Her jeans were… uhm… quite snug and were baring the flesh on the small of her back and her tummy. She was wiping the corridor in jeans – I can’t even watch TV or cut onions in jeans! Didn’t she have the tools to work, a house help starter pack? Maybe a dera, a leso? ‘Cause what’s a help without a leso?
I was watching her hoping to spot a tattoo on her lower back – a butterfly, maybe a scorpion that didn’t have all the legs, maybe a dragon that looked like a cock. But there was no tattoo. No belly ring either. No piercing of any kind.
I sometimes hear of men of stature falter and sacrifice their integrity at the altar of their lustful longings. I’ve constantly dismissed such stories as bull. This chick showed me that it really wasn’t a farfetched idea.
She didn’t have her own personal interests outside of work. And that’s important for me. Everyone needs something to look forward to outside of work. Otherwise you’re a bot. When she was done jobo’ing she’d sit on the living room rug and watch AfroSinema under a blanky.

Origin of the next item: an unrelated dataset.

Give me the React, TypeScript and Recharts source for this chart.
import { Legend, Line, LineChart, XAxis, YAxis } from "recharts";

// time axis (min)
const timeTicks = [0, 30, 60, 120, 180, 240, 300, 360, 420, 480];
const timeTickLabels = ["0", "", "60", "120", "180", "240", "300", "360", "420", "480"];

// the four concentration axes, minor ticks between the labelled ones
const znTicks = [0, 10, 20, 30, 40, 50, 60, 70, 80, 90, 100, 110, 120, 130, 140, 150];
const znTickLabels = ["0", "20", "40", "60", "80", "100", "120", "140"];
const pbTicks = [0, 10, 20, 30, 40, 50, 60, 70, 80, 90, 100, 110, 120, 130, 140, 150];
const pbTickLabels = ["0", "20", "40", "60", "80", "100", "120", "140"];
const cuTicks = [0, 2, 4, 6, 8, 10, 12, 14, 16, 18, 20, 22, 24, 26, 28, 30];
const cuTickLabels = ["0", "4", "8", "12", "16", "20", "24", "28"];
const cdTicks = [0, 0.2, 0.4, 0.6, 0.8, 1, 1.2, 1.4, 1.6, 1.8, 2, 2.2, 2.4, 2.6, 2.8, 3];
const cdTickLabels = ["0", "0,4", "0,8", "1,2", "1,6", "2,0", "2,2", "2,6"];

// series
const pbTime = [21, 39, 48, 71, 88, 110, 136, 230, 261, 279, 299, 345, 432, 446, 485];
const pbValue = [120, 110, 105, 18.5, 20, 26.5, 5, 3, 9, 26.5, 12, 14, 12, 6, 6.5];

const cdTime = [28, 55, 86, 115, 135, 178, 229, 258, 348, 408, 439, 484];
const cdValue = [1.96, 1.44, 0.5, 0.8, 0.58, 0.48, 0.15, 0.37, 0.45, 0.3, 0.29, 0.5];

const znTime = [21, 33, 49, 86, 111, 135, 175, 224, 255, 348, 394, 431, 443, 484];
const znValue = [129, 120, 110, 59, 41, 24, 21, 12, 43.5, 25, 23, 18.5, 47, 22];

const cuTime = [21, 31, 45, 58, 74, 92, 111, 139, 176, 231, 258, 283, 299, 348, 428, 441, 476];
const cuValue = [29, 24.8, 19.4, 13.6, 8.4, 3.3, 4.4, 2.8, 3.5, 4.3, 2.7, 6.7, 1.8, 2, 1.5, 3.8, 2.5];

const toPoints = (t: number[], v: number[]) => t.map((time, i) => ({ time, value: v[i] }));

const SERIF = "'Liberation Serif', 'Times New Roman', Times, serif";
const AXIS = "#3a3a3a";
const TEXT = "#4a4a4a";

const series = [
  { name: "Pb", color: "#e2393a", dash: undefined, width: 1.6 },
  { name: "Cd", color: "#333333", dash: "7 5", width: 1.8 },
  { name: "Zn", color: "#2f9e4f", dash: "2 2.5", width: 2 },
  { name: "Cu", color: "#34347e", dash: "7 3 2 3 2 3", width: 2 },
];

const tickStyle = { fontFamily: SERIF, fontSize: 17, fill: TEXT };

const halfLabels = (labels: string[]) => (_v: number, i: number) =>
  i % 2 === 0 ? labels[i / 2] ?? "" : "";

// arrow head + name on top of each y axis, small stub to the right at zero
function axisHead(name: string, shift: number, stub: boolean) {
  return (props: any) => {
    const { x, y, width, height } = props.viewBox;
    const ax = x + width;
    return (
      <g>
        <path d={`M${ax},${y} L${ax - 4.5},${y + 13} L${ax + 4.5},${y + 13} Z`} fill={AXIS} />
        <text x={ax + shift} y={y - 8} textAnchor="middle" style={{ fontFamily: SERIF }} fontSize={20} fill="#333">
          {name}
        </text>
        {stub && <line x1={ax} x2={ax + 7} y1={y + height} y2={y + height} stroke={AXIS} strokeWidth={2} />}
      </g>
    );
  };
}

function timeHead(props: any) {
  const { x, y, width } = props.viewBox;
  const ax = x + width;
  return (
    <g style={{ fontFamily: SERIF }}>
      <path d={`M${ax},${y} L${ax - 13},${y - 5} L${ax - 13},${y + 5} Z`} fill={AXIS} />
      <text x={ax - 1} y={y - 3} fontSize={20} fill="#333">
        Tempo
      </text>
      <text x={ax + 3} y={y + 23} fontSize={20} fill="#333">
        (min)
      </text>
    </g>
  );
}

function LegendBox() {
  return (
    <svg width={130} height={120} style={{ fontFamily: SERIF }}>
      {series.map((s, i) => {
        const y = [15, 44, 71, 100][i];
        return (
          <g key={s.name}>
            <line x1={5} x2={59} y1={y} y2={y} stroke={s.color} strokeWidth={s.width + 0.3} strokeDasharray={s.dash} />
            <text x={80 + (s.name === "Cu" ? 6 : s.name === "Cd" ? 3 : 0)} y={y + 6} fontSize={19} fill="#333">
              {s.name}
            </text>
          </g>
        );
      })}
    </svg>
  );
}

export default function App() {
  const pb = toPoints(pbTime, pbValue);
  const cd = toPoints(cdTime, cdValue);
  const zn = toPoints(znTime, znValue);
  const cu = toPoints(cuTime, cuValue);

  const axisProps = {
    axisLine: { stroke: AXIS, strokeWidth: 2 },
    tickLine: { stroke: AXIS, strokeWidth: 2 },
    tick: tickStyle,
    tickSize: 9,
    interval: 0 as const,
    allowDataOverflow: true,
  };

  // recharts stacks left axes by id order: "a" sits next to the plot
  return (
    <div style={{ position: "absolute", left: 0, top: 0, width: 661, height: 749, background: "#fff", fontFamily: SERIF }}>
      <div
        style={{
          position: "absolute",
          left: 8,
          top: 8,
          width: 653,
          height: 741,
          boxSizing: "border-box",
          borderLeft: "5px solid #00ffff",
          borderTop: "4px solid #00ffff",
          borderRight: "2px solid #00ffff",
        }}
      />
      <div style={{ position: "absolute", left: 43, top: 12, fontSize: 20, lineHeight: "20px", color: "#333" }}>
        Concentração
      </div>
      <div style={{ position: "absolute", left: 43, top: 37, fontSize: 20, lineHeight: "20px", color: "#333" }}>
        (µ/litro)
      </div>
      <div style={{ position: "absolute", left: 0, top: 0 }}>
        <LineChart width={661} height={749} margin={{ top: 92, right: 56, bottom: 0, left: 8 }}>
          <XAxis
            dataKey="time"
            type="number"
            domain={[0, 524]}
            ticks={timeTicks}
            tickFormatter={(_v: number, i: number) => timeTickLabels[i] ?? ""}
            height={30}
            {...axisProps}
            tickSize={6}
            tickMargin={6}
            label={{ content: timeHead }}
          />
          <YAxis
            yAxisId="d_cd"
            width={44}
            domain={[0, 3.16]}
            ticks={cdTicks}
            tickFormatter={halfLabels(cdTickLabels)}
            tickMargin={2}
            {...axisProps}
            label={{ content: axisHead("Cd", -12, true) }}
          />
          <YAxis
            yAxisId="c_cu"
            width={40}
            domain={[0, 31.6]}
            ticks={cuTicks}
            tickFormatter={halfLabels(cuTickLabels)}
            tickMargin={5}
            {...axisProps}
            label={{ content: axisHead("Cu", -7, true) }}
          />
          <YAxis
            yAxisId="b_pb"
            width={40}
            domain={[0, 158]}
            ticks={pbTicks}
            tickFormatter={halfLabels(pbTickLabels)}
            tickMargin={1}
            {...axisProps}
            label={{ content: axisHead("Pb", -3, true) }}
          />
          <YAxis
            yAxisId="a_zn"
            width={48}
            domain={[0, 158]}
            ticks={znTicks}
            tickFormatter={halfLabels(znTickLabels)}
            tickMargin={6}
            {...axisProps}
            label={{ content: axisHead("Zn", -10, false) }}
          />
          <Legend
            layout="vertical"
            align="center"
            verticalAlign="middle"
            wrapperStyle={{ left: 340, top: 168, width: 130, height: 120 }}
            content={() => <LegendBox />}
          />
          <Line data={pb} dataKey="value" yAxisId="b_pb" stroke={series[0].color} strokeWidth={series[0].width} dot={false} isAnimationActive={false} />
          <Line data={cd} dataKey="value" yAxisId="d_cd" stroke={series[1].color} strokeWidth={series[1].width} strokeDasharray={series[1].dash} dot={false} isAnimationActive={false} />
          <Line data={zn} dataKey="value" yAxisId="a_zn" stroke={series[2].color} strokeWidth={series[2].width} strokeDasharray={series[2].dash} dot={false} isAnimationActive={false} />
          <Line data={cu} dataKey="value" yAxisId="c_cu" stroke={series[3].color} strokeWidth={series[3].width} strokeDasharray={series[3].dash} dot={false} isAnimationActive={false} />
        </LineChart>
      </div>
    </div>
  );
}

I called Grace early the next week and asked, “Grace, this chick isn’t one of yours, is she?”
She sighed into the phone. “No, no she isn’t.”
“I could tell! But why would you send me someone you don’t know, Grace?”

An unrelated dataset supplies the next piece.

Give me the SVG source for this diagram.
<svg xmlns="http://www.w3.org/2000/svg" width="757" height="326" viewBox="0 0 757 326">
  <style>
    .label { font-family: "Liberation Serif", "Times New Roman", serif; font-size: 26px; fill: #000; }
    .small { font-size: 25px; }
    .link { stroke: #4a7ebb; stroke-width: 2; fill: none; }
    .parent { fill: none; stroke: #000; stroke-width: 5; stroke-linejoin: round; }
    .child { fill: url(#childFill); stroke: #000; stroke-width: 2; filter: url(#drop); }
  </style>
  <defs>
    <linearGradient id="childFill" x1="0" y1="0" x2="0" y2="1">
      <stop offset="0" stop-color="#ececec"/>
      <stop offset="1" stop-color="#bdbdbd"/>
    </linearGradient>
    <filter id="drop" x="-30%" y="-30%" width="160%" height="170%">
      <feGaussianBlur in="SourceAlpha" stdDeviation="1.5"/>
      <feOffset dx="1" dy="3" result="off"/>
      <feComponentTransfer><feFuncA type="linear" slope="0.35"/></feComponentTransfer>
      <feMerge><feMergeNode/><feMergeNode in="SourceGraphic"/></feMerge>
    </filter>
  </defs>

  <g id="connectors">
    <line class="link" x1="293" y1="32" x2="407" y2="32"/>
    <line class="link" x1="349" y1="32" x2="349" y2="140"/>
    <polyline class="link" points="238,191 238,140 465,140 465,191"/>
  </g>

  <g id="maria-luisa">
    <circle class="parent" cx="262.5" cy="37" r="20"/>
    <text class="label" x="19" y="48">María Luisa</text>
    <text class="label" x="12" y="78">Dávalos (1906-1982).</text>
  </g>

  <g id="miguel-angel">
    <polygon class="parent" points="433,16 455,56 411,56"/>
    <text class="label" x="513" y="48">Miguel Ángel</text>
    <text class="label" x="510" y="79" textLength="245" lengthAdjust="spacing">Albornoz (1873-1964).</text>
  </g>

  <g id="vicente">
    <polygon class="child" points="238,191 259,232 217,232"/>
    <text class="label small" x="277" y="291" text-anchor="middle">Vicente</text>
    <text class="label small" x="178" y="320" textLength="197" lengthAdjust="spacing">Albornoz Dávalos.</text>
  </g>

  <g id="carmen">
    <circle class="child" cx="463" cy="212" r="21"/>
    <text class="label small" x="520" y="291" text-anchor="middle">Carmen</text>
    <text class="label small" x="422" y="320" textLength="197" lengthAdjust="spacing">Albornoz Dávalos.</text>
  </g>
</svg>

“I’m so sorry, Bett. I was confused and overwhelmed with my baby. I’m sorry.” I swallowed into the phone. Grace quickly added, “You can send her back if you want? I have someone else for replacement.”

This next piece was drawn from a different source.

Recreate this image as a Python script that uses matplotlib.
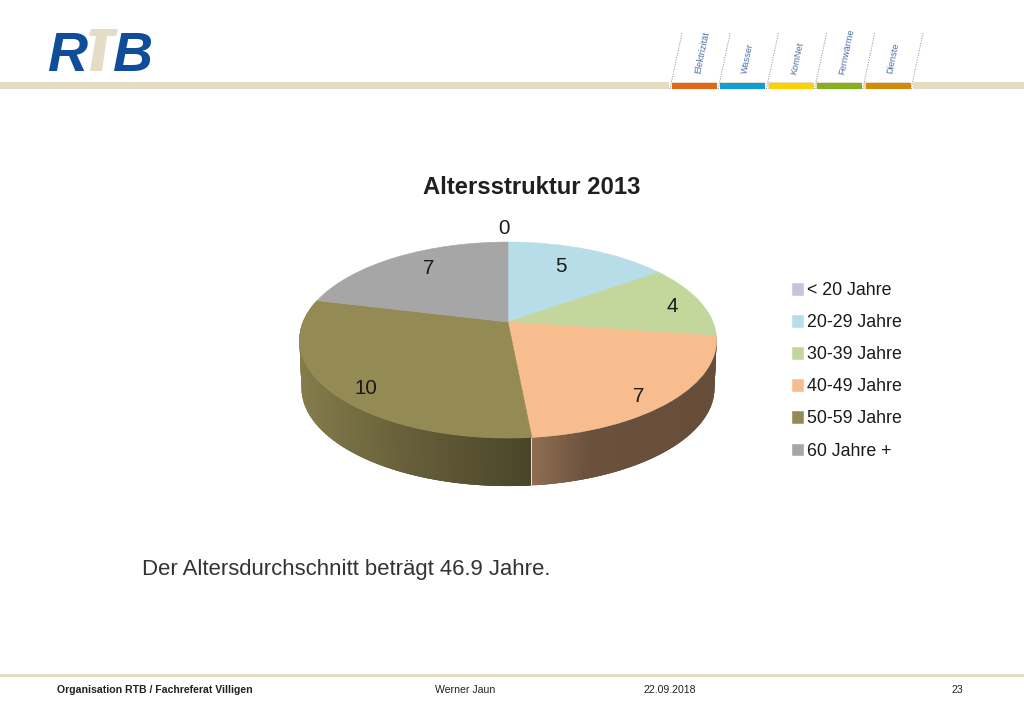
import numpy as np
import matplotlib
matplotlib.use("Agg")
import matplotlib.pyplot as plt
from matplotlib.collections import PolyCollection
from matplotlib.patches import Polygon, Rectangle
from matplotlib.transforms import Transform

categories = ["< 20 Jahre", "20-29 Jahre", "30-39 Jahre", "40-49 Jahre", "50-59 Jahre", "60 Jahre +"]
values = [0, 5, 4, 7, 10, 7]
colors = ["#ccc1da", "#b7dde8", "#c3d69b", "#f7bd8e", "#948a54", "#a6a6a6"]

tabs = ["Elektrizität", "Wasser", "KomNet", "Fernwärme", "Dienste"]
tab_colors = ["#e0661a", "#0f9ed5", "#fdd200", "#85b01f", "#d08c0a"]

BEIGE = "#e4dcc5"
BLUE = "#0f4c9a"

plt.rcParams["font.family"] = ["Liberation Sans", "DejaVu Sans"]


# tilted disc: front of the pie comes out bigger than the back
class Tilt(Transform):
    input_dims = 2
    output_dims = 2

    def transform_non_affine(self, values):
        values = np.asarray(values, dtype=float)
        w = 1 + 0.184 * values[:, 1]
        return np.column_stack([508 + 205 * values[:, 0] / w, 322 - 94.7 * values[:, 1] / w])


fig = plt.figure(figsize=(10.24, 7.09), dpi=100)
ax = fig.add_axes([0, 0, 1, 1])

wedges, _ = ax.pie(values, colors=colors, startangle=90, counterclock=False, frame=True)
tilt = Tilt()
for w, c in zip(wedges, colors):
    w.set_transform(tilt + ax.transData)
    w.set_edgecolor(c)
    w.set_linewidth(0.4)
    w.set_zorder(3)

ax.set_xlim(0, 1024)
ax.set_ylim(709, 0)
ax.set_aspect("auto")
ax.axis("off")

# side wall of the visible slices, shaded along x
shades = {3: ([532, 590, 716], [0.58, 0.43, 0.41]), 4: ([300, 400, 530], [0.9, 0.7, 0.5])}
for idx, (keys, fac) in shades.items():
    t = np.radians(np.linspace(wedges[idx].theta1, wedges[idx].theta2, 160))
    top = tilt.transform_non_affine(np.column_stack([np.cos(t), np.sin(t)]))
    low = top.copy()
    low[:, 0] = 508 + (low[:, 0] - 508) * 0.99
    low[:, 1] += 48
    # each strip overlaps the next one, otherwise the seams show
    quads = [[top[i], top[min(i + 3, len(t) - 1)], low[min(i + 3, len(t) - 1)], low[i]] for i in range(len(t) - 1)]
    base = np.array(matplotlib.colors.to_rgb(colors[idx]))
    mid = (top[:-1, 0] + top[1:, 0]) / 2
    cols = [tuple(base * f) for f in np.interp(mid, keys, fac)]
    ax.add_collection(PolyCollection(quads, facecolors=cols, edgecolors="none", zorder=2))
ax.plot([530.5, 530.5], [438, 486], color="#efe3d6", lw=0.7, zorder=2.5)

label_xy = [(504, 229), (561, 266), (672, 306), (639, 397), (366, 388), (429, 269)]
for v, (x, y) in zip(values, label_xy):
    ax.text(x, y, str(v), fontsize=14.8, ha="center", va="center", color="#1a1a1a", zorder=4)

ax.legend(wedges, categories, loc="upper left", bbox_to_anchor=(792, 282), bbox_transform=ax.transData,
          frameon=False, fontsize=12.8, labelspacing=0.85, handlelength=0.62, handleheight=0.62,
          handletextpad=0.25, borderpad=0, borderaxespad=0, labelcolor="#1a1a1a")

ax.text(532, 188, "Altersstruktur 2013", fontsize=17.2, fontweight="bold", ha="center", va="center", color="#1f1f1f")
ax.text(142, 570, "Der Altersdurchschnitt beträgt 46.9 Jahre.", fontsize=15.9, ha="left", va="center", color="#333333")

# header
ax.add_patch(Rectangle((0, 82), 1024, 7, color=BEIGE, lw=0))
for i, (name, c) in enumerate(zip(tabs, tab_colors)):
    ax.add_patch(Rectangle((672 + 48.4 * i, 83), 45, 6, color=c, lw=0, zorder=2))
for i in range(6):
    x = 670 + 48.2 * i
    ax.add_patch(Rectangle((x - 1.5, 82), 3, 7, color="white", lw=0, zorder=1.5))
    ax.plot([x, x + 12], [89, 33], color="#888888", lw=0.7, ls=(0, (1, 1.5)), zorder=3)
tab_xy = [(702, 53), (748, 58), (797, 58), (847, 52), (893, 58)]
for name, (x, y) in zip(tabs, tab_xy):
    ax.text(x, y, name, fontsize=6.6, rotation=78, ha="center", va="center", color="#4a6fa5")

# logo
ax.add_patch(Polygon([(91, 29), (118, 29), (116, 36), (107, 36), (102, 71), (90, 71), (96, 36), (89, 36)],
                     closed=True, color=BEIGE, lw=0))
ax.text(47, 71, "R", fontsize=40, fontweight="bold", style="italic", color=BLUE, ha="left", va="baseline")
ax.text(152, 71, "B", fontsize=40, fontweight="bold", style="italic", color=BLUE, ha="right", va="baseline")

# footer
ax.add_patch(Rectangle((0, 674), 1024, 2.5, color=BEIGE, lw=0))
ax.text(57, 690, "Organisation RTB / Fachreferat Villigen", fontsize=7.55, fontweight="bold", ha="left", va="center", color="#222222")
ax.text(435, 690, "Werner Jaun", fontsize=7.55, ha="left", va="center", color="#222222")
ax.text(643, 690, "22.09.2018", fontsize=7.55, ha="left", va="center", color="#222222")
ax.text(963, 690, "23", fontsize=7.55, ha="right", va="center", color="#222222")

plt.savefig("out.png", dpi=100)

I considered it for a moment then reconsidered. “It’s fine. Let me train her then ng’ang’ana with her for the next two weeks. My baby has agreed to sit with her, so everything else she’s not doing well I can live with.”
Yeah, for all that she couldn’t do as I liked, she made it up by playing with Muna. She had a child-like playfulness about her which radiated in her face when she was running. And man, that chick loved to run up and down my digs in a vest and no bra, her boobies jingling against the thin cotton of the fabric. She squealed as she ran; she looked like an extra in one of those DJ Khaleed videos. It was so confusing for me I chuckled. How do you bring up that convo with her? Eh? “Tafadhali vaa bra ukikimbia kimbia na Muna kwa nyumba”?
I went with her one Saturday to the market to buy fruits and veges. The chaps who run that place are Kuyos and never give anything for free. You’ll slice your wrist before they give you a small discount of 100 bob, or maybe two oranges if you tell them you’re taking them for your baby. But that day they gave us free cabbage. A green leafy cabbage! I didn’t even ask for it.
One Sunday I told her to take the afternoon off. She’d been at loose ends in the digs, I needed her to recharge. (And wear a bra.) She said sawa and went to see her brother, or so she said. Chick calls me later telling me she loves me and she’s dying to keep the jobo should Nanny Viv not return from her leave. She said she loved me and she loved Muna even more. I giggled nervously. Felt like I was being hit on. I took the phone off my ear and looked at the time. It was 3.15. She’d left an hour ago. This was a drunk dial, a drunk dial at 3 in the afternoon.
On the Wednesday before the two weeks were over, she picked up a terrible flu and urgently needed to see a doc. I released her mid-morning Friday.
Muna and me stood at the door to see her off.
The hook of her bra was dangling from her rack sack.